El Armario
Frecuenta su armario todos los días. Lo conoce mejor que cualquier otro rincón del mundo. No es amplio, pero suficiente para que su cuerpo quepa de pie, arrodillado o sentado.
En menos de metro y medio cuadrado se comprime un universo: treinta kilos de ropa, dos cajones repletos de maquillaje en todos los colores del arcoíris, cremas, medicamentos para el sueño, ropa interior, veinticinco pares de zapatos, cajas con libros de historia y filosofía a medio leer, acuarelas para plasmar la naturaleza, plastilina, hilos, papeles, un bloc lleno de notas inconclusas, celofán, una bolsa con máscaras y disfraces, dos violines—uno grande, con el que intenta comprender el sonido de la vida; otro pequeño, para incentivar a su sobrino—, dos gaitas de un viaje a otras regiones del país, un kit audiovisual, una caja con rollos de fotografía y, por último, una toalla.
El bombillo se quebró hace tiempo, pero quizás la oscuridad siempre fue su verdadera esencia.
Cada vez que entra, cierra la puerta tras de sí. Se sienta en la penumbra y espera. A veces un minuto, a veces una hora, a veces toda una vida. Cuando el murmullo del mundo exterior se apaga como una vela. Entonces comienza el descenso.
Primero, el submundo de las preocupaciones. ¿Y si lo descubren? ¿Si lo encierran? ¿Debe hablar? Mejor no. Mejor callar. Es más fácil seguir adelante sin decir nada. Pero algo cambia en la madera, en sus vetas envejecidas. El ojo atento percibe un hueco. Un pasaje oculto.
Lo atraviesa sin miedo y desciende aún más, hasta el segundo nivel: el del arrepentimiento.
Aquí la sombra del tiempo pesa sobre su pecho. ¿Por qué no lo visitó antes de que partiera? Como si la culpa de no haber perdonado a tiempo fuera un pecado imborrable. Ya no hay palabras para escuchar ni heridas que cerrar. Solo queda el remordimiento, el deseo imposible de haber vencido el miedo antes de que fuera tarde.
Un sonido lo interrumpe. Alguien está en la casa. Se sobresalta. Sale del armario. Esto no es normal.
Encerrarse es una trampa reconfortante. Afuera, el mundo es un yugo innecesario. Vuelve a cerrar la puerta y respira aliviado. Gracias a Dios, no hay nadie.

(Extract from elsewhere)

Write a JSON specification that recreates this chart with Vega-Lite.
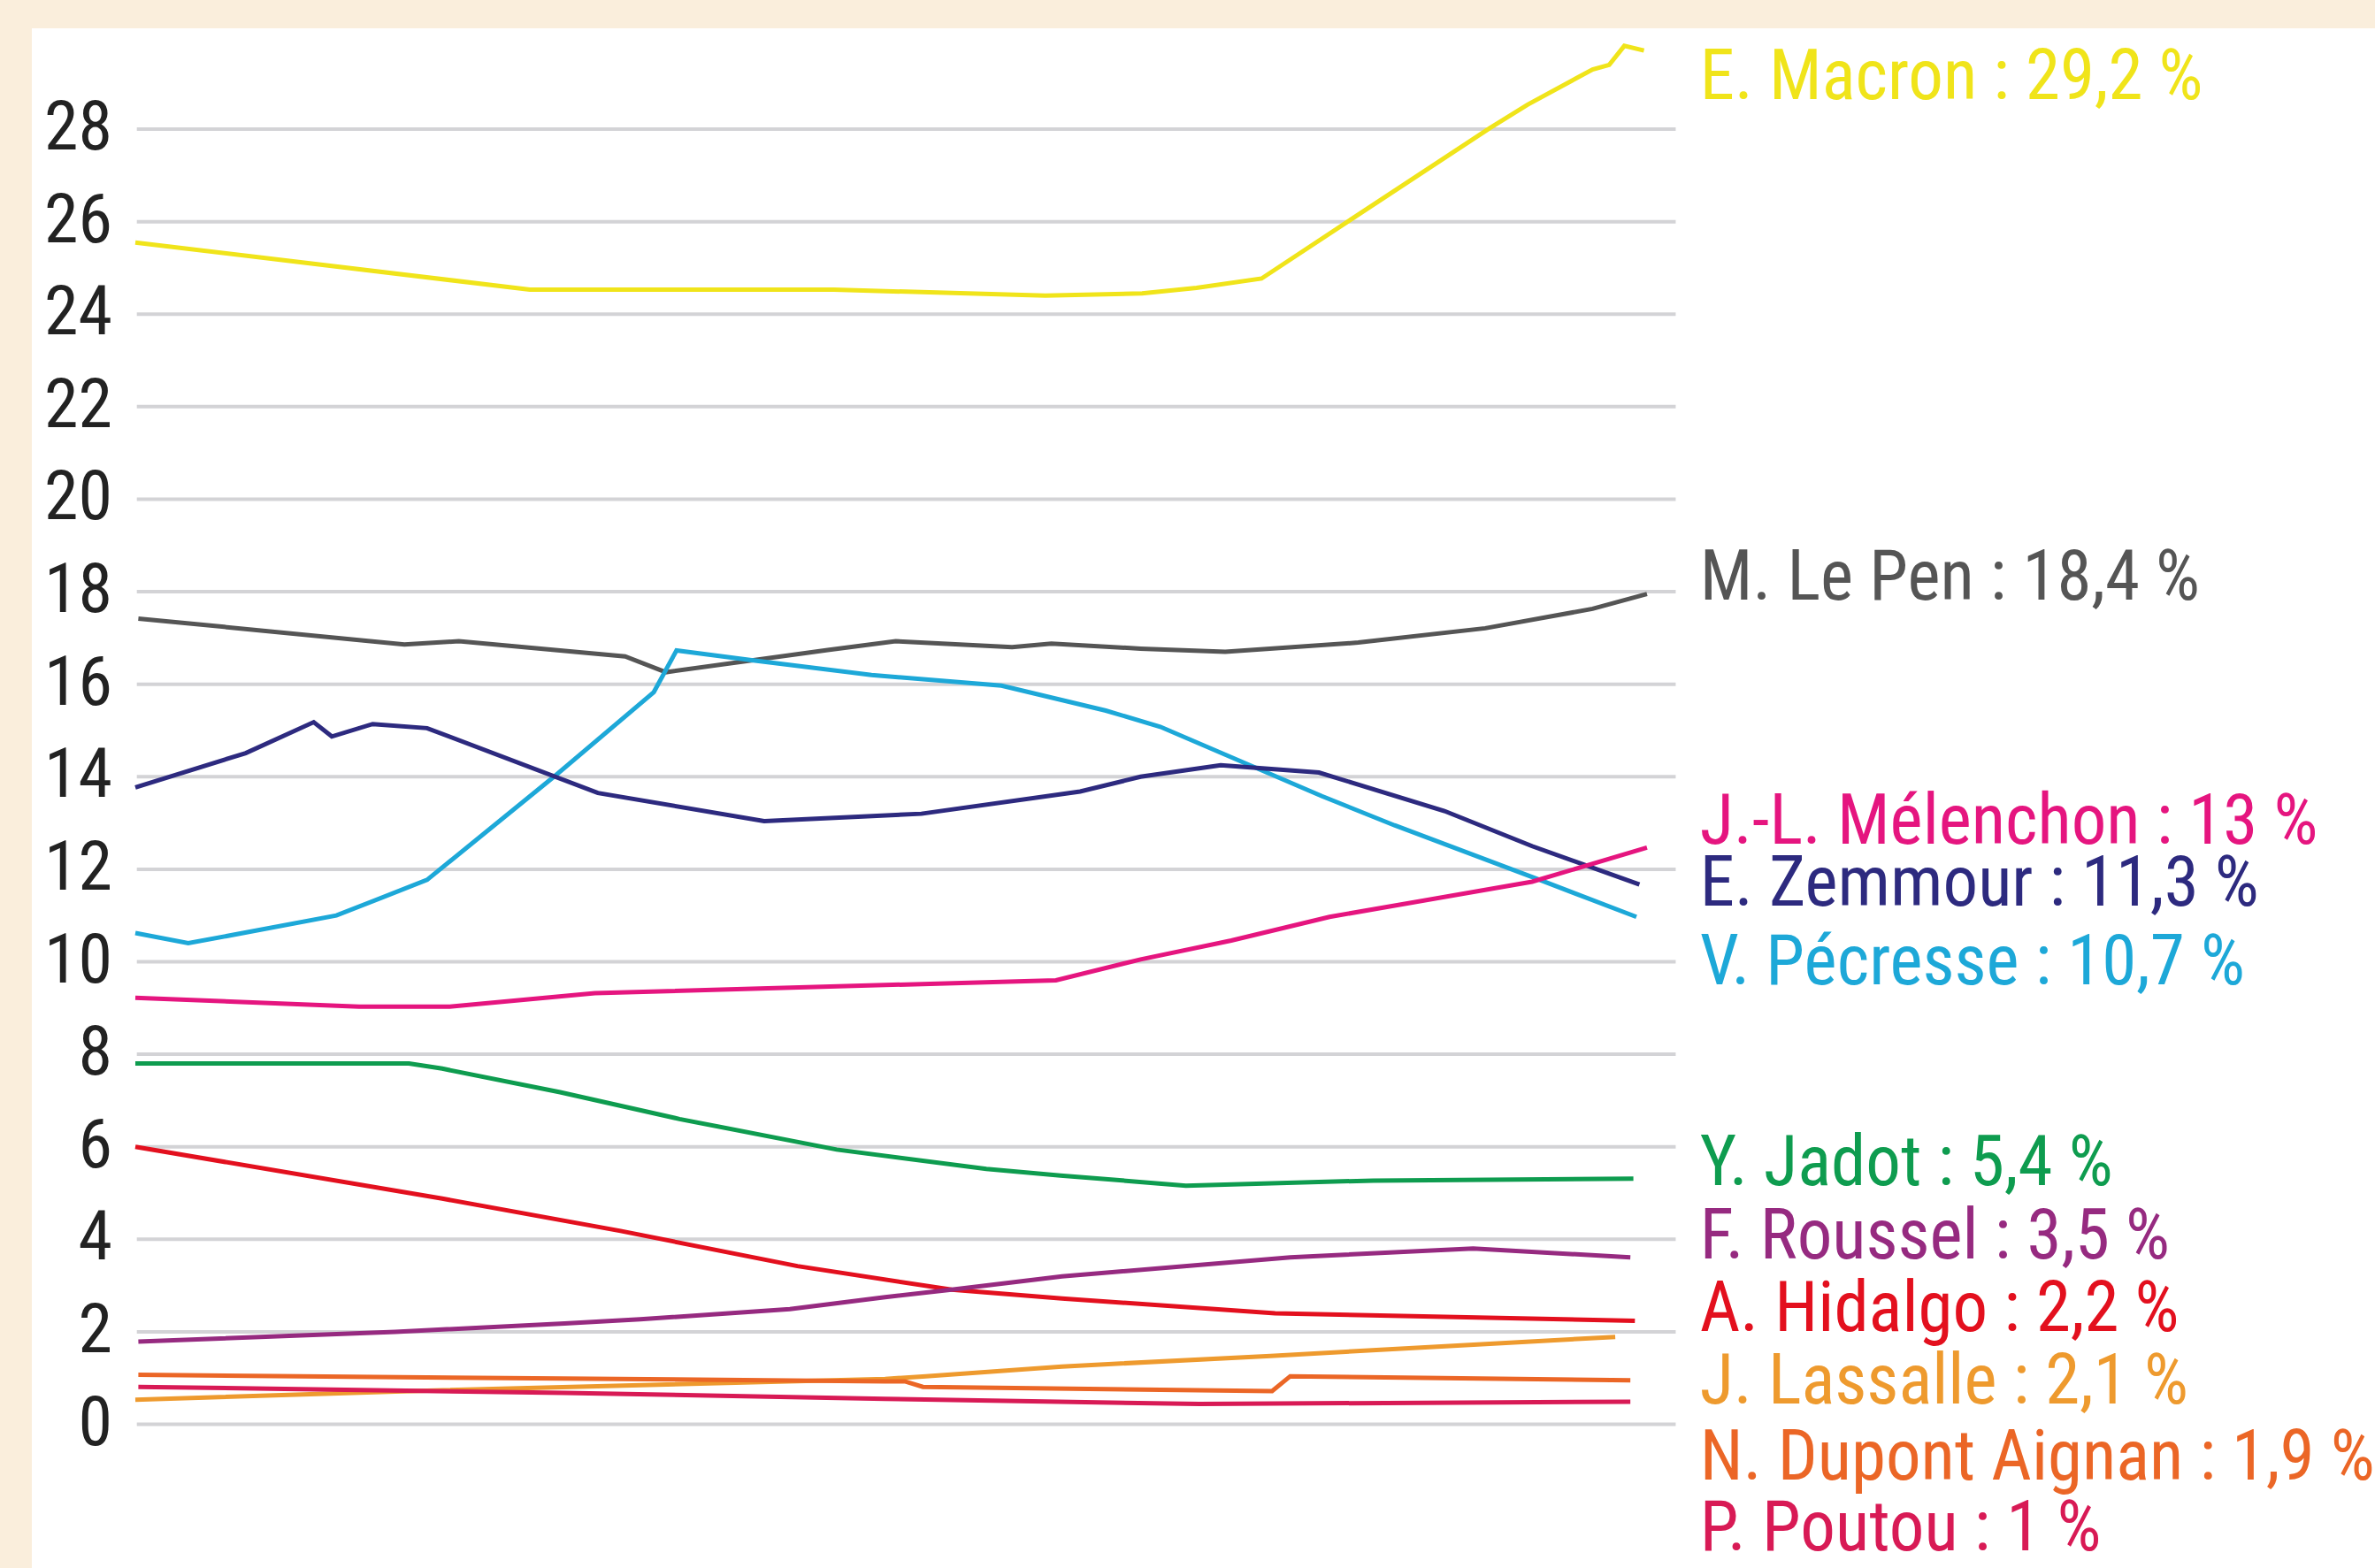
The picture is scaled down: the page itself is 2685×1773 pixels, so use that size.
{
  "$schema": "https://vega.github.io/schema/vega-lite/v6.json",
  "width": 2685,
  "height": 1773,
  "autosize": {"type": "fit", "contains": "padding"},
  "padding": {"left": 36, "top": 32, "right": 0, "bottom": 0},
  "background": "#FAEEDC",
  "config": {
    "view": {"fill": "white", "stroke": null},
    "axis": {"disable": true},
    "font": "Roboto Condensed"
  },
  "datasets": {
    "grid": [{"v": 0}, {"v": 2}, {"v": 4}, {"v": 6}, {"v": 8}, {"v": 10}, {"v": 12}, {"v": 14}, {"v": 16}, {"v": 18}, {"v": 20}, {"v": 22}, {"v": 24}, {"v": 26}, {"v": 28}],
    "polls": [
      {"c": "Macron", "t": 0, "v": 25.55}, {"c": "Macron", "t": 26.1, "v": 24.53}, {"c": "Macron", "t": 46.2, "v": 24.53}, {"c": "Macron", "t": 60.2, "v": 24.4}, {"c": "Macron", "t": 66.6, "v": 24.45}, {"c": "Macron", "t": 70.2, "v": 24.57}, {"c": "Macron", "t": 74.5, "v": 24.77}, {"c": "Macron", "t": 80.2, "v": 26.0}, {"c": "Macron", "t": 89.6, "v": 28.02}, {"c": "Macron", "t": 92.1, "v": 28.53}, {"c": "Macron", "t": 96.4, "v": 29.29}, {"c": "Macron", "t": 97.5, "v": 29.39}, {"c": "Macron", "t": 98.5, "v": 29.8}, {"c": "Macron", "t": 99.8, "v": 29.7},
      {"c": "Le Pen", "t": 0.2, "v": 17.42}, {"c": "Le Pen", "t": 17.8, "v": 16.86}, {"c": "Le Pen", "t": 21.4, "v": 16.93}, {"c": "Le Pen", "t": 32.4, "v": 16.6}, {"c": "Le Pen", "t": 35.1, "v": 16.26}, {"c": "Le Pen", "t": 45.8, "v": 16.74}, {"c": "Le Pen", "t": 50.3, "v": 16.93}, {"c": "Le Pen", "t": 58.0, "v": 16.8}, {"c": "Le Pen", "t": 60.6, "v": 16.88}, {"c": "Le Pen", "t": 66.5, "v": 16.77}, {"c": "Le Pen", "t": 72.1, "v": 16.7}, {"c": "Le Pen", "t": 80.9, "v": 16.9}, {"c": "Le Pen", "t": 89.3, "v": 17.21}, {"c": "Le Pen", "t": 96.4, "v": 17.63}, {"c": "Le Pen", "t": 100, "v": 17.95},
      {"c": "Pécresse", "t": 0, "v": 10.62}, {"c": "Pécresse", "t": 3.5, "v": 10.4}, {"c": "Pécresse", "t": 13.3, "v": 11.0}, {"c": "Pécresse", "t": 19.3, "v": 11.77}, {"c": "Pécresse", "t": 27.8, "v": 14.03}, {"c": "Pécresse", "t": 34.3, "v": 15.83}, {"c": "Pécresse", "t": 35.8, "v": 16.73}, {"c": "Pécresse", "t": 41.0, "v": 16.51}, {"c": "Pécresse", "t": 48.7, "v": 16.2}, {"c": "Pécresse", "t": 57.3, "v": 15.97}, {"c": "Pécresse", "t": 64.2, "v": 15.43}, {"c": "Pécresse", "t": 67.8, "v": 15.08}, {"c": "Pécresse", "t": 78.5, "v": 13.58}, {"c": "Pécresse", "t": 83.3, "v": 12.95}, {"c": "Pécresse", "t": 92.9, "v": 11.77}, {"c": "Pécresse", "t": 99.3, "v": 10.97},
      {"c": "Zemmour", "t": 0, "v": 13.77}, {"c": "Zemmour", "t": 7.3, "v": 14.51}, {"c": "Zemmour", "t": 11.8, "v": 15.18}, {"c": "Zemmour", "t": 13.0, "v": 14.87}, {"c": "Zemmour", "t": 15.7, "v": 15.14}, {"c": "Zemmour", "t": 19.3, "v": 15.05}, {"c": "Zemmour", "t": 30.6, "v": 13.65}, {"c": "Zemmour", "t": 41.6, "v": 13.04}, {"c": "Zemmour", "t": 52.0, "v": 13.2}, {"c": "Zemmour", "t": 62.5, "v": 13.68}, {"c": "Zemmour", "t": 66.5, "v": 14.0}, {"c": "Zemmour", "t": 71.8, "v": 14.25}, {"c": "Zemmour", "t": 78.3, "v": 14.09}, {"c": "Zemmour", "t": 86.6, "v": 13.26}, {"c": "Zemmour", "t": 92.4, "v": 12.5}, {"c": "Zemmour", "t": 99.5, "v": 11.67},
      {"c": "Mélenchon", "t": 0, "v": 9.22}, {"c": "Mélenchon", "t": 14.8, "v": 9.03}, {"c": "Mélenchon", "t": 20.8, "v": 9.03}, {"c": "Mélenchon", "t": 30.4, "v": 9.32}, {"c": "Mélenchon", "t": 60.9, "v": 9.6}, {"c": "Mélenchon", "t": 66.5, "v": 10.05}, {"c": "Mélenchon", "t": 72.5, "v": 10.46}, {"c": "Mélenchon", "t": 79.0, "v": 10.97}, {"c": "Mélenchon", "t": 92.4, "v": 11.73}, {"c": "Mélenchon", "t": 100, "v": 12.47},
      {"c": "Jadot", "t": 0, "v": 7.8}, {"c": "Jadot", "t": 18.1, "v": 7.8}, {"c": "Jadot", "t": 20.3, "v": 7.69}, {"c": "Jadot", "t": 28.1, "v": 7.18}, {"c": "Jadot", "t": 36.0, "v": 6.6}, {"c": "Jadot", "t": 46.4, "v": 5.94}, {"c": "Jadot", "t": 56.3, "v": 5.52}, {"c": "Jadot", "t": 61.2, "v": 5.38}, {"c": "Jadot", "t": 69.5, "v": 5.16}, {"c": "Jadot", "t": 81.9, "v": 5.27}, {"c": "Jadot", "t": 99.1, "v": 5.31},
      {"c": "Hidalgo", "t": 0, "v": 6.0}, {"c": "Hidalgo", "t": 20.3, "v": 4.88}, {"c": "Hidalgo", "t": 32.1, "v": 4.18}, {"c": "Hidalgo", "t": 43.8, "v": 3.42}, {"c": "Hidalgo", "t": 54.0, "v": 2.91}, {"c": "Hidalgo", "t": 61.3, "v": 2.72}, {"c": "Hidalgo", "t": 75.4, "v": 2.4}, {"c": "Hidalgo", "t": 99.2, "v": 2.24},
      {"c": "Roussel", "t": 0.2, "v": 1.79}, {"c": "Roussel", "t": 17.2, "v": 2.0}, {"c": "Roussel", "t": 28.4, "v": 2.18}, {"c": "Roussel", "t": 33.4, "v": 2.27}, {"c": "Roussel", "t": 43.3, "v": 2.49}, {"c": "Roussel", "t": 49.6, "v": 2.75}, {"c": "Roussel", "t": 54.0, "v": 2.91}, {"c": "Roussel", "t": 61.3, "v": 3.2}, {"c": "Roussel", "t": 76.4, "v": 3.61}, {"c": "Roussel", "t": 88.5, "v": 3.8}, {"c": "Roussel", "t": 98.9, "v": 3.61},
      {"c": "Lassalle", "t": 0, "v": 0.53}, {"c": "Lassalle", "t": 17.2, "v": 0.71}, {"c": "Lassalle", "t": 49.6, "v": 0.98}, {"c": "Lassalle", "t": 52.3, "v": 1.04}, {"c": "Lassalle", "t": 61.3, "v": 1.25}, {"c": "Lassalle", "t": 75.1, "v": 1.48}, {"c": "Lassalle", "t": 97.9, "v": 1.89},
      {"c": "Dupont Aignan", "t": 0.2, "v": 1.07}, {"c": "Dupont Aignan", "t": 49.6, "v": 0.93}, {"c": "Dupont Aignan", "t": 50.9, "v": 0.93}, {"c": "Dupont Aignan", "t": 52.1, "v": 0.81}, {"c": "Dupont Aignan", "t": 75.2, "v": 0.72}, {"c": "Dupont Aignan", "t": 76.4, "v": 1.04}, {"c": "Dupont Aignan", "t": 98.9, "v": 0.95},
      {"c": "Poutou", "t": 0.2, "v": 0.81}, {"c": "Poutou", "t": 28.4, "v": 0.68}, {"c": "Poutou", "t": 49.6, "v": 0.55}, {"c": "Poutou", "t": 70.4, "v": 0.44}, {"c": "Poutou", "t": 98.9, "v": 0.49}
    ],
    "labels": [
      {"c": "Macron", "label": "E. Macron : 29,2 %", "v": 28.65},
      {"c": "Le Pen", "label": "M. Le Pen : 18,4 %", "v": 17.83},
      {"c": "Mélenchon", "label": "J.-L. Mélenchon : 13 %", "v": 12.55},
      {"c": "Zemmour", "label": "E. Zemmour : 11,3 %", "v": 11.21},
      {"c": "Pécresse", "label": "V. Pécresse : 10,7 %", "v": 9.51},
      {"c": "Jadot", "label": "Y. Jadot : 5,4 %", "v": 5.17},
      {"c": "Roussel", "label": "F. Roussel : 3,5 %", "v": 3.58},
      {"c": "Hidalgo", "label": "A. Hidalgo : 2,2 %", "v": 2.02},
      {"c": "Lassalle", "label": "J. Lassalle : 2,1 %", "v": 0.45},
      {"c": "Dupont Aignan", "label": "N. Dupont Aignan : 1,9 %", "v": -1.2},
      {"c": "Poutou", "label": "P. Poutou : 1 %", "v": -2.72}
    ]
  },
  "encoding": {
    "y": {"field": "v", "type": "quantitative", "scale": {"domain": [-3.106, 30.18], "nice": false, "zero": false}}
  },
  "layer": [
    {
      "data": {"name": "grid"},
      "mark": {"type": "rule", "color": "#D3D3D6", "strokeWidth": 4},
      "encoding": {
        "x": {"datum": 0.1, "type": "quantitative", "scale": {"domain": [-6.846, 148.16], "nice": false, "zero": false}},
        "x2": {"datum": 101.9}
      }
    },
    {
      "data": {"name": "grid"},
      "mark": {"type": "text", "align": "right", "baseline": "middle", "fontSize": 78, "font": "Roboto Condensed", "color": "#222222"},
      "encoding": {
        "x": {"datum": -1.52, "type": "quantitative"},
        "text": {"field": "v", "type": "quantitative"}
      }
    },
    {
      "data": {"name": "polls"},
      "mark": {"type": "line", "strokeWidth": 5},
      "encoding": {
        "x": {"field": "t", "type": "quantitative"},
        "color": {
          "field": "c", "type": "nominal", "legend": null,
          "scale": {
            "domain": ["Macron", "Le Pen", "Mélenchon", "Zemmour", "Pécresse", "Jadot", "Roussel", "Hidalgo", "Lassalle", "Dupont Aignan", "Poutou"],
            "range": ["#F0E41A", "#555555", "#E5157F", "#2D2A7F", "#1DA8D8", "#0E9C4F", "#962A80", "#E3101E", "#EE9A2E", "#EB6626", "#D81A55"]
          }
        }
      }
    },
    {
      "data": {"name": "labels"},
      "mark": {"type": "text", "align": "left", "baseline": "alphabetic", "fontSize": 79, "font": "Roboto Condensed", "clip": true},
      "encoding": {
        "x": {"datum": 103.5, "type": "quantitative"},
        "text": {"field": "label"},
        "color": {"field": "c", "type": "nominal", "legend": null}
      }
    }
  ]
}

Entonces, las paredes se resquebrajan. El armario ya no es un espacio confinado. Se abre una puerta hacia algo más grande, más puro. Por fin puede alabar su soledad. Es un tesoro que ha escondido con recelo, porque es suyo y solo suyo. Nadie lo espera, nadie lo necesita. Este silencio es su mayor posesión. Sus manos danzan con el vacío, una coreografía etérea que nadie verá, lo que la hace aún más hermosa. Momentánea. Efímera. Como una estrella fugaz que se desvanece en la noche.
En ese instante, su alma se manifiesta.
Un recuerdo llega sin ser llamado, como una llave girando en una cerradura. Un cuerno resuena en la planicie. El fuego lo transforma todo. La realidad se vuelve cenizas. Ya no es bosque, sino carbón. No es lluvia, sino neblina. No es río, sino océano. No es cuerpo, sino espíritu.
Algo cae del cajón más alto. Una joya mal puesta.
Entonces, el armario se convierte en la muerte después de la luz.
Raíces emergen del suelo y, de ellas, un guayacán amarillo florece bajo un atardecer imponente. Y allí, en la pradera dorada, está ella. Su abuela.
Le sonríe, como siempre lo hacía. Lo llama "mi amor" con ternura infinita. Mira hacia el horizonte y señala más allá del sol.
—Yo tengo un hogar —dice, y su voz se mezcla con el viento de la meseta, frío y cálido a la vez.
Cuatro niños juegan en la distancia. Sus risas resuenan en el aire. Sus cuerpos se mueven con la alegría del juego, del baile, del fútbol. Son un eco de lo que alguna vez fue. Un susurro de la promesa de volver.
Pero, ¿volver a qué? A la herida que duele de manera insoportable.
El armario es tumba y cuna. Caja vacía y llena. Reflejo de un abismo profundo, infinito. Ha pasado muchos días aquí. Se ha convertido en su mundo, su única realidad. Es el agujero negro que solo él visita, donde la humanidad deja de existir.
Quiere liberar el espíritu. Pero no sabe si tiene el coraje o la cobardía de hacerlo.
Si alguien lo encuentra, será porque ya se ha convertido en una más de las 726.000 personas que eligieron el suicidio en 2024.